大森駅の山王口の鈴木内科医院を訪問。院長の鈴木先生にインタビュー。この間、いろいろな医師にインタビューする機会があったし、私自身5年前に脳出血で倒れ、身近に医者と接した経験がある。そうした経験から言えることは「偉い先生ほどエラソーにしない」ということ。これは何も医者に限ったことではなく人間全般に言えることである。鈴木先生はまさに「エラソー」にしない先生。だからこそ多職種連携も上手く行くのだろう。訪問看護、訪問介護、歯科、薬剤師などとの連携がうまく取れている。先生は「フラットな関係作り」と言っていたが、先生のようなドクターが増えていくことによって日本の医療や介護は確実に変わっていくと思われる。一緒に取材したSCNの高本代表理事と市川理事と地元の百貨店、大信を覗く。帰りに品川駅構内の「ぬる燗佐藤」による。品川から上野・東京ラインで我孫子へ。駅前の「七輪」で焼酎のお湯割りを一杯。

7月某日
ぎっくり腰の治療で神田駅西口の「しあつ村」へ。リンパマッサージを受ける。ここは民介協の扇田専務の紹介。丁寧なマッサージをしてくれるが、たちの悪いぎっくり腰なのか目立った効果かない。HCMの大橋さんの社長就任祝いの日なので小舟町の「恭悦」へ。大橋さんと森さん、それに私の3人でお祝いをする。大橋さんも森さんもいろいろ大変でしょうががんばってください。

7月某日
腰の加減がはかばかしくないので目黒の王先生に中国鍼を施術してもらいに行く。呉先生とは久しぶりだがお元気そうだった。王先生とは20年ほど前、我孫子で治療を受けたのがきっかけ。当時は治療院を持たず出張治療だけだった。それが目黒で治療院を開業し、今では立川と国立にも治療院を持っている。それも腕がいいからだと思う。王先生は中国の温州の出身、確か上海で中国医療を勉強したと言っていた。文化大革命のときの写真を見せてもらったことがあるが、利発そうな美少女の紅衛兵が写っていて、それが少女時代の王先生だった。だが先生一家はインテリで資産家だったらしく文革以降、迫害される。アジアの各地を転々とした後、日本に安住の地を見つけたということらしい。向こうの医学部を出ているだけあってとても頭がいい。日本の鍼灸師の試験も問題集を丸暗記して合格したらしい。娘二人は日本の大学を出て税理士と薬剤師になったようだ。ただ中国共産党嫌いは徹底していて、いつか「尖閣列島問題についてどう思うか?」と問われ、どう答えたものかと思案していると「日本人はもっと中国に対して毅然としなければダメよ」と怒られたことがある。

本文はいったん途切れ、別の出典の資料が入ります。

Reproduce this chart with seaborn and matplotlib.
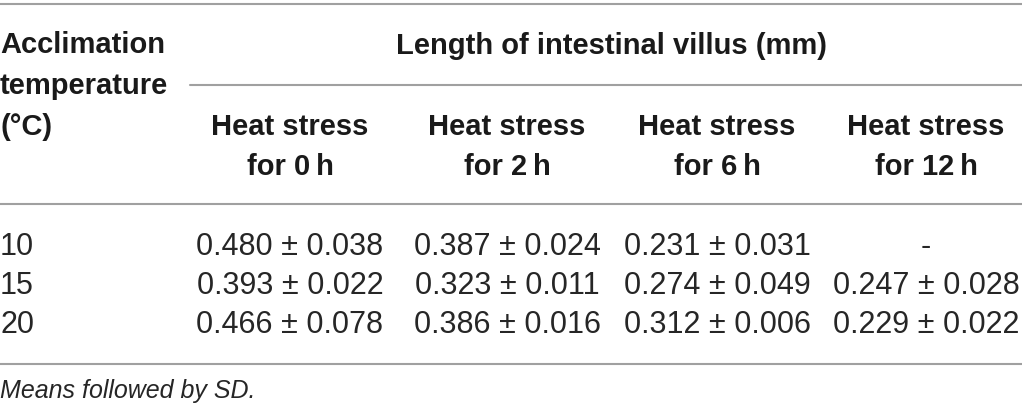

それだけ中国共産党嫌いが徹底しているのである。

7月某日
図書館で借りた「くまちゃん」(角田光代 新潮社 09年3月初版)を読む。角田は割と読む作家だ。角田は67年生まれだから「若手作家」とは言えもう40代後半。でも若者の心情を描くのが巧みだと思う。この連作短編小説集もそう。表題作の「くまちゃん」は古平苑子(23歳)と持田英之(25歳)の恋が、2作目は27歳になった持田と岡崎ゆりえ(28歳)の恋が、3作目は29歳になったゆりえとロックミュージシャン、マキトこと保土谷槇仁も恋が、第4作目は落ち目になったマキトと売れない舞台女優、片田希麻子の恋が……と続く。連作短編の共通点はいずれの恋も成就しないで、別れてしまうことだ。「あとがき」で角田は次のように書いている。「この小説に書いた男女は、だいたい20代の前半から30代半ばである。1990年代から2000年を過ぎるくらいまでの時間のなかで、恋をし、ふられ、年齢を重ねていく。そう、この小説では全員がふられている。私はふられ小説絵を書きたかったのだ」。作者の意図はどうあれ私はこの小説を非常に面白く読んだ。
源氏物語からしてそうなのだが、多くの小説は恋愛がテーマになっている。アクション小説や時代小説にしても恋愛がサブテーマになっていることが多い。ほかの人は知らないけれど、私は思いつめない性格だと思う。そんななかで20代前半の学生運動と恋愛は結構思いつめました。今から思うと学生運動はアクション小説の感覚だったかもしれない。同様にして20代の恋愛は恋愛小説の感覚である(あくまでも私の場合です)。だから40代、50代、60代と恋愛とは縁遠くなっても恋愛小説は読まれるのじゃないかな。恋愛の切実さを現実にではなくを小説に求めるみたいな。

7月某日
亀有の駅前で我孫子の飲み友達、大越さん夫婦と待ち合わせ。亀有の駅前に美味しい焼き鳥屋があるというので誘ってくれた。大越さんは私より1歳上。我孫子駅前の「愛花」の常連。もう10年以上の付き合いになる。仕事は建設業。大手ゼネコンの下請けで設計と工事監理をやっている(らしい)。立石駅前や松戸駅前の焼き鳥屋でご馳走になったこともある。ここは「江戸っ子」という焼き鳥屋で1階は立ち飲み、2階がカウンターで座れるようになっている。待ち合わせ時間丁度に亀有の改札口へ行くと奥さんのさと子さんが待っている。少し遅れて大越さんが来る。今日は東武線の竹ノ塚で仕事だったそうだ。亀有駅の北口には「こち亀」の両さんの銅像があるが、さと子さんは「これ何かしら?」という。人気漫画の主人公の銅像と教えるが、両さんを知らない人もいるんだ。「江戸っ子」に行くと1階の立ち飲み席はすでに満員。2階のカウンター席は座ることができた。大越さん一押しのガツの刺身をいただく。歯ごたえがあって旨い。ホルモン焼き、焼きトンといってもいいが、内臓の料理の醍醐味の一つは歯ごたえだと思う。歯ごたえを保証するのは新鮮さだ。ハツ、レバ、軟骨などをいただくがどれも美味しかった。満腹になったので帰ることにする。大越さんにご馳走になる。